Julian Draxler sucht die überragende Aktion

Draxler ist stets auf der Suche nach der einen überragenden Aktion, die das Spiel entscheidet. Das zähe Schalker Kombinationsspiel verleitete Draxler gewiss auch oft dazu, es selbst gegen zwei oder drei Gegenspieler auf eigene Faust zu versuchen. Nach einer Stunde hatte er sogar die Chance die Partie zu drehen, scheiterte aber am gegnerischen Keeper.
Was hängen bleibt, ist erneut eine Leistung, die seinem eigentlichen Können nicht gerecht wird. Julian Draxler ist zweifelsfrei eins der grössten Talente des deutschen Fussballs. Und er ist durchaus selbstbewusst. "Ich will Führungsspieler sein", sagte der vor wenigen Tagen erst 21 Jahre jung gewordene Draxler vor der Saison.

"Ich habe den Titel verdient"

Sein Status als Weltmeister drängt ihn dabei in eine Rolle, für die er womöglich noch gar nicht gemacht ist oder die ihn derzeit noch überfordert. "Ich weiss, dass ich nicht den grössten Anteil am WM-Titel habe. Deswegen brenne ich umso mehr darauf, den Leuten zu beweisen, dass ich den Titel Weltmeister verdient habe", sagt er.
Das spiegelt auch seinen Charakter wider: Draxler will weder etwas geschenkt haben noch will er aussen vor sein. Er will dazugehören. In der Nationalmannschaft zum inneren Kern der Belegschaft, auf Schalke zu den wichtigen Spielern im Kader, an denen sich der Rest orientieren kann.

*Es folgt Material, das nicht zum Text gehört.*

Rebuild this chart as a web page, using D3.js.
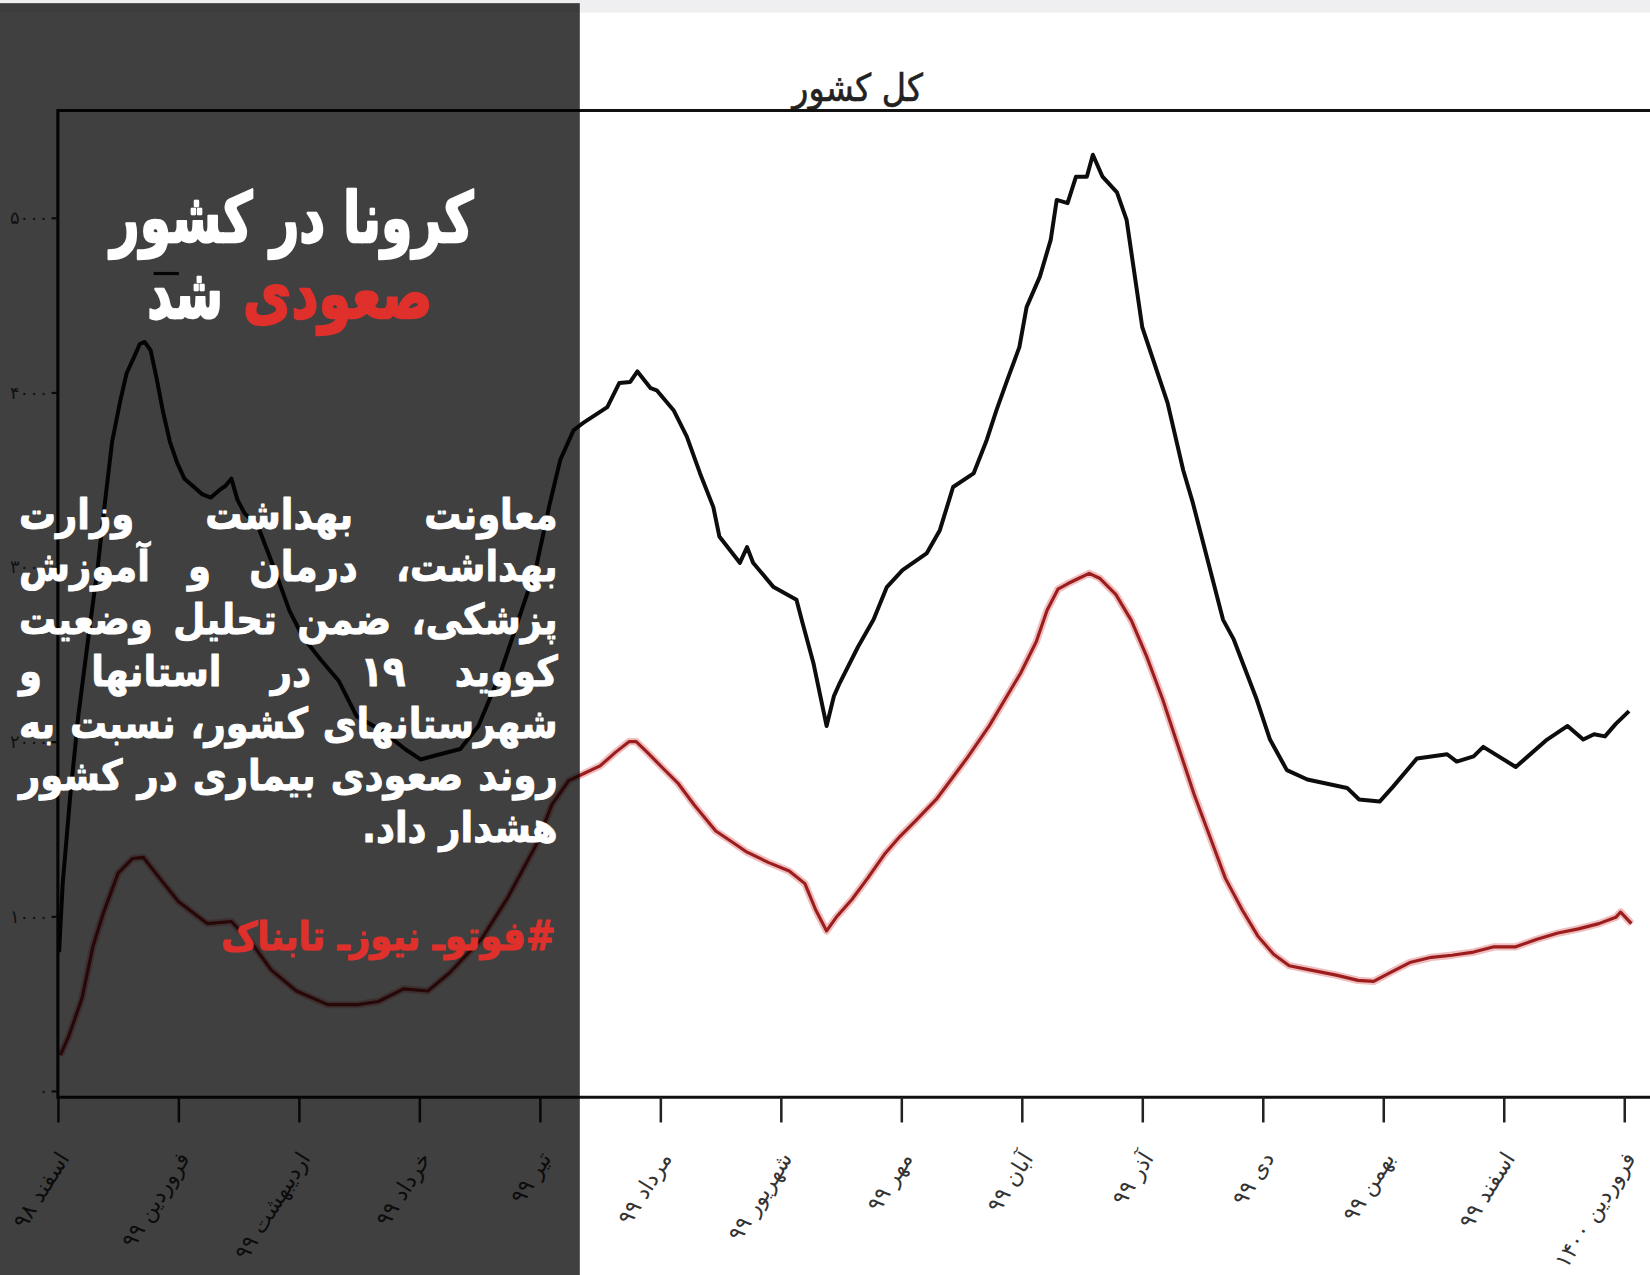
<!DOCTYPE html>
<html>
<head>
<meta charset="utf-8">
<script src="https://cdn.jsdelivr.net/npm/d3@7"></script>
<style>
  body { margin: 0; background: #fff; }
  svg { display: block; }
</style>
</head>
<body>
<div id="chart"></div>
<script>
// x tick labels (one per Persian month)
var months = ["اسفند ۹۸", "فروردین ۹۹", "اردیبهشت ۹۹", "خرداد ۹۹", "تیر ۹۹", "مرداد ۹۹",
  "شهریور ۹۹", "مهر ۹۹", "آبان ۹۹", "آذر ۹۹", "دی ۹۹", "بهمن ۹۹", "اسفند ۹۹", "فروردین ۱۴۰۰"]

var yTicks = [0, 1000, 2000, 3000, 4000, 5000]
var yTickLabels = ["۰", "۱۰۰۰", "۲۰۰۰", "۳۰۰۰", "۴۰۰۰", "۵۰۰۰"]

// black series: [month position, value]
var blackSeries = [
  [0.01, 795], [0.04, 1187], [0.10, 1669], [0.17, 2151], [0.26, 2633], [0.33, 2994],
  [0.38, 3307], [0.45, 3717], [0.52, 3958], [0.57, 4108], [0.63, 4199], [0.68, 4277],
  [0.72, 4289], [0.77, 4241], [0.82, 4078], [0.87, 3898], [0.93, 3717], [0.99, 3596],
  [1.05, 3506], [1.12, 3464], [1.20, 3416], [1.27, 3398], [1.34, 3440], [1.39, 3464],
  [1.44, 3506], [1.49, 3386], [1.55, 3307], [1.66, 3235], [1.81, 2964], [1.92, 2753],
  [2.03, 2602], [2.18, 2470], [2.33, 2349], [2.48, 2145], [2.62, 2090], [2.75, 2030],
  [2.88, 1958], [3.01, 1898], [3.14, 1922], [3.34, 1958], [3.49, 2090], [3.67, 2386],
  [3.82, 2693], [3.97, 3000], [4.08, 3355], [4.17, 3614], [4.28, 3783], [4.36, 3825],
  [4.56, 3916], [4.66, 4054], [4.75, 4060], [4.81, 4120], [4.92, 4024], [4.97, 4012],
  [5.11, 3898], [5.22, 3747], [5.33, 3536], [5.44, 3343], [5.49, 3175], [5.66, 3024],
  [5.72, 3114], [5.77, 3024], [5.94, 2885], [6.13, 2813], [6.18, 2681], [6.27, 2452],
  [6.38, 2090], [6.44, 2259], [6.49, 2337], [6.64, 2542], [6.77, 2699], [6.88, 2885],
  [7.01, 2982], [7.21, 3078], [7.32, 3211], [7.43, 3458], [7.60, 3536], [7.71, 3729],
  [7.79, 3898], [7.88, 4072], [7.98, 4259], [8.04, 4488], [8.15, 4663], [8.24, 4873],
  [8.29, 5102], [8.38, 5084], [8.45, 5235], [8.54, 5235], [8.59, 5361], [8.67, 5235],
  [8.79, 5145], [8.87, 4988], [9.00, 4373], [9.21, 3940], [9.34, 3554], [9.42, 3367],
  [9.67, 2699], [9.76, 2584], [9.95, 2241], [10.06, 2012], [10.20, 1837], [10.37, 1783],
  [10.70, 1735], [10.80, 1669], [10.97, 1657], [11.08, 1741], [11.28, 1904], [11.53, 1928],
  [11.61, 1886], [11.75, 1916], [11.83, 1970], [12.10, 1855], [12.36, 2012], [12.53, 2090],
  [12.66, 2012], [12.75, 2042], [12.84, 2030], [12.93, 2102], [13.04, 2175]
]

// red series: [month position, value]
var redSeries = [
  [0.02, 205], [0.09, 313], [0.20, 530], [0.29, 825], [0.38, 1024], [0.50, 1247],
  [0.62, 1331], [0.71, 1337], [0.86, 1205], [1.00, 1084], [1.24, 958], [1.44, 970],
  [1.60, 855], [1.77, 693], [1.98, 572], [2.24, 494], [2.49, 494], [2.66, 512],
  [2.87, 584], [3.07, 572], [3.25, 675], [3.52, 873], [3.73, 1102], [3.97, 1410],
  [4.10, 1639], [4.24, 1777], [4.37, 1819], [4.50, 1861], [4.63, 1940], [4.74, 2000],
  [4.80, 2000], [4.89, 1940], [5.02, 1849], [5.15, 1759], [5.28, 1639], [5.46, 1488],
  [5.59, 1428], [5.72, 1367], [5.90, 1307], [6.07, 1259], [6.20, 1187], [6.29, 1036],
  [6.38, 916], [6.46, 994], [6.59, 1096], [6.72, 1217], [6.86, 1355], [6.99, 1458],
  [7.12, 1548], [7.29, 1669], [7.42, 1789], [7.55, 1910], [7.73, 2090], [7.86, 2241],
  [7.99, 2392], [8.12, 2572], [8.21, 2753], [8.30, 2873], [8.38, 2904], [8.47, 2934],
  [8.56, 2964], [8.65, 2934], [8.78, 2843], [8.91, 2693], [9.04, 2482], [9.17, 2241],
  [9.30, 1970], [9.43, 1699], [9.56, 1458], [9.69, 1217], [9.83, 1036], [9.96, 886],
  [10.09, 783], [10.22, 717], [10.39, 693], [10.61, 663], [10.79, 633], [10.92, 627],
  [11.05, 675], [11.22, 735], [11.40, 765], [11.57, 777], [11.75, 795], [11.92, 825],
  [12.10, 825], [12.27, 867], [12.45, 904], [12.62, 928], [12.79, 958], [12.93, 994],
  [12.97, 1024], [13.06, 958]
]

var chartTitle = "کل کشور"
var headline1 = "کرونا در کشور"
var headlineRed = "صعودی"
var headlineWhite = "شد"
var paragraph = ["معاونت بهداشت وزارت", "بهداشت، درمان و آموزش", "پزشکی، ضمن تحلیل وضعیت",
  "کووید ۱۹ در استانها و", "شهرستانهای کشور، نسبت به", "روند صعودی بیماری در کشور", "هشدار داد."]
var hashtag = "#فوتوـ نیوزـ تابناک"

var RLM = "\u200F"   // keeps trailing/leading punctuation on the rtl side
var W = 1568, H = 1212
var plot = {left: 55, right: 1568, top: 105, bottom: 1043}

var svg = d3.select("#chart")
  .append("svg")
  .attr("width", 1650)
  .attr("height", 1275)
  .attr("viewBox", "0 0 " + W + " " + H)
  .attr("preserveAspectRatio", "none")

svg.append("rect").attr("width", W).attr("height", H).attr("fill", "#fff")
svg.append("rect").attr("width", W).attr("height", 12).attr("fill", "#efeff1")

var x = d3.scaleLinear().domain([0, 13]).range([55, 1543.5])
var y = d3.scaleLinear().domain([0, 5000]).range([1037, 207])

var chart = svg.append("g")

// title
chart.append("text")
  .attr("x", 815).attr("y", 96)
  .attr("text-anchor", "middle")
  .attr("font-family", "DejaVu Sans Condensed, DejaVu Sans")
  .attr("font-size", 36)
  .attr("fill", "#222").attr("stroke", "#222").attr("stroke-width", 0.6)
  .attr("textLength", 124).attr("lengthAdjust", "spacingAndGlyphs")
  .text(chartTitle)

// series
var line = d3.line().x(d => x(d[0])).y(d => y(d[1]))

chart.append("path").datum(redSeries)
  .attr("fill", "none").attr("stroke", "#eaa2a2").attr("stroke-width", 7)
  .attr("stroke-opacity", 0.7).attr("stroke-linejoin", "round").attr("d", line)
chart.append("path").datum(redSeries)
  .attr("fill", "none").attr("stroke", "#9b1d1d").attr("stroke-width", 3)
  .attr("stroke-linejoin", "round").attr("d", line)

chart.append("path").datum(blackSeries)
  .attr("fill", "none").attr("stroke", "#0d0d0d").attr("stroke-width", 3.8)
  .attr("stroke-linejoin", "round").attr("d", line)

// frame
chart.append("path")
  .attr("d", "M" + plot.right + "," + plot.top + "H" + plot.left + "V" + plot.bottom + "H" + plot.right)
  .attr("fill", "none").attr("stroke", "#111").attr("stroke-width", 3)

// x axis
var xAxis = d3.axisBottom(x).tickValues(d3.range(months.length)).tickSize(24).tickFormat((d, i) => months[i])
var gx = chart.append("g").attr("transform", "translate(0," + plot.bottom + ")").call(xAxis)
gx.select(".domain").remove()
gx.selectAll(".tick line").attr("stroke", "#222").attr("stroke-width", 2.4)
gx.selectAll(".tick text")
  .attr("x", 0).attr("y", 0).attr("dy", null)
  .attr("text-anchor", "end")
  .attr("transform", "translate(11,58) rotate(-58)")
  .attr("font-family", "DejaVu Sans")
  .attr("font-size", 21)
  .attr("fill", "#333")

// y axis
var yAxis = d3.axisLeft(y).tickValues(yTicks).tickSize(6).tickFormat((d, i) => yTickLabels[i])
var gy = chart.append("g").attr("transform", "translate(" + plot.left + ",0)").call(yAxis)
gy.select(".domain").remove()
gy.selectAll(".tick line").attr("stroke", "#222").attr("stroke-width", 2)
gy.selectAll(".tick text")
  .attr("font-family", "DejaVu Sans").attr("font-size", 17).attr("fill", "#444")

// small legend samples (mostly hidden under the panel)
chart.append("line").attr("x1", 198).attr("x2", 226).attr("y1", 222).attr("y2", 222)
  .attr("stroke", "#111").attr("stroke-width", 3)
chart.append("line").attr("x1", 146).attr("x2", 170).attr("y1", 260).attr("y2", 260)
  .attr("stroke", "#111").attr("stroke-width", 3)

// dark text panel
svg.append("rect").attr("x", 0).attr("y", 3).attr("width", 551).attr("height", H - 3)
  .attr("fill", "#000").attr("fill-opacity", 0.75)

var panel = svg.append("g")
  .attr("font-family", "DejaVu Sans")
  .attr("font-weight", "bold")
  .attr("stroke-linejoin", "round")

panel.append("text")
  .attr("x", 450).attr("y", 230).attr("text-anchor", "end")
  .attr("font-size", 66).attr("fill", "#fff").attr("stroke", "#fff").attr("stroke-width", 2.2)
  .attr("textLength", 345).attr("lengthAdjust", "spacingAndGlyphs")
  .text(headline1)
panel.append("text")
  .attr("x", 411).attr("y", 302).attr("text-anchor", "end")
  .attr("font-size", 66).attr("fill", "#e0302b").attr("stroke", "#e0302b").attr("stroke-width", 2.2)
  .attr("textLength", 180).attr("lengthAdjust", "spacingAndGlyphs")
  .text(headlineRed)
panel.append("text")
  .attr("x", 212).attr("y", 302).attr("text-anchor", "end")
  .attr("font-size", 66).attr("fill", "#fff").attr("stroke", "#fff").attr("stroke-width", 2.2)
  .attr("textLength", 72).attr("lengthAdjust", "spacingAndGlyphs")
  .text(headlineWhite)

// justified paragraph, words placed right to left
var paraRight = 530, paraLeft = 18, paraTop = 503, paraStep = 49.6, paraSize = 40
var rows = paragraph.map(function(s, r) {
  var words = s.split(" ")
  var items = words.map(function(w) {
    var t = panel.append("text").attr("font-size", paraSize)
      .attr("fill", "#fff").attr("stroke", "#fff").attr("stroke-width", 0.9)
      .attr("text-anchor", "end").text(w + RLM)
    return {node: t, w: t.node().getComputedTextLength()}
  })
  return {items: items, sum: d3.sum(items, d => d.w), y: paraTop + r * paraStep}
})
var avail = paraRight - paraLeft
var k = d3.min(rows.slice(0, -1), r => (avail - (r.items.length - 1) * 14) / r.sum)
k = Math.min(1, k)
rows.forEach(function(r, i) {
  var last = i === rows.length - 1
  var gap = last ? 12 : (avail - k * r.sum) / (r.items.length - 1)
  var cur = paraRight
  r.items.forEach(function(it) {
    it.node.attr("transform", "translate(" + cur + "," + r.y + ") scale(" + k + ",1)")
    cur -= k * it.w + gap
  })
})

panel.append("text")
  .attr("x", 528).attr("y", 903).attr("text-anchor", "end")
  .attr("font-size", 38).attr("fill", "#e0302b").attr("stroke", "#e0302b").attr("stroke-width", 1)
  .attr("textLength", 318).attr("lengthAdjust", "spacingAndGlyphs")
  .text(RLM + hashtag)
</script>
</body>
</html>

Das mündet dann oft in den verkehrten Ansatz, ganz Schalke im Alleingang retten zu wollen. Auf dem Feld will er mit dem Kopf durch die Wand - dabei entspricht diese Vorgehensweise so gar nicht seinem Potenzial und seiner Spielintelligenz.

Geht es nur um Zahlen?

Und vielleicht liegt es ja auch daran, dass er noch immer bei "seinem" Klub spielt. Im Profizirkus geht es ja immer auch um protzige Zahlen: Marco Reus hat den BVB einst 18 Millionen Euro gekostet, Mario Götze die Bayern sogar fast das Doppelte. Draxler spielt immer noch zu Hause, auch wenn der FC Arsenal bereit gewesen sein soll, knapp 40 Millionen Euro auf den Tisch zu legen.
Draxler aber hat noch kein WM-Finale entschieden und war nicht Fussballer des Jahres. Er durfte auch noch keine deutsche Meisterschaft feiern. Sein Ehrgeiz treibt ihn an, aber er leitet ihn auch über die Grenzen hinaus. Vielleicht ist es auch ein wenig verletzte Eitelkeit. Julian Draxler braucht wieder mehr Ruhe in seinem Spiel. Der Rest kommt bei einem Spieler seiner Qualität von ganz alleine.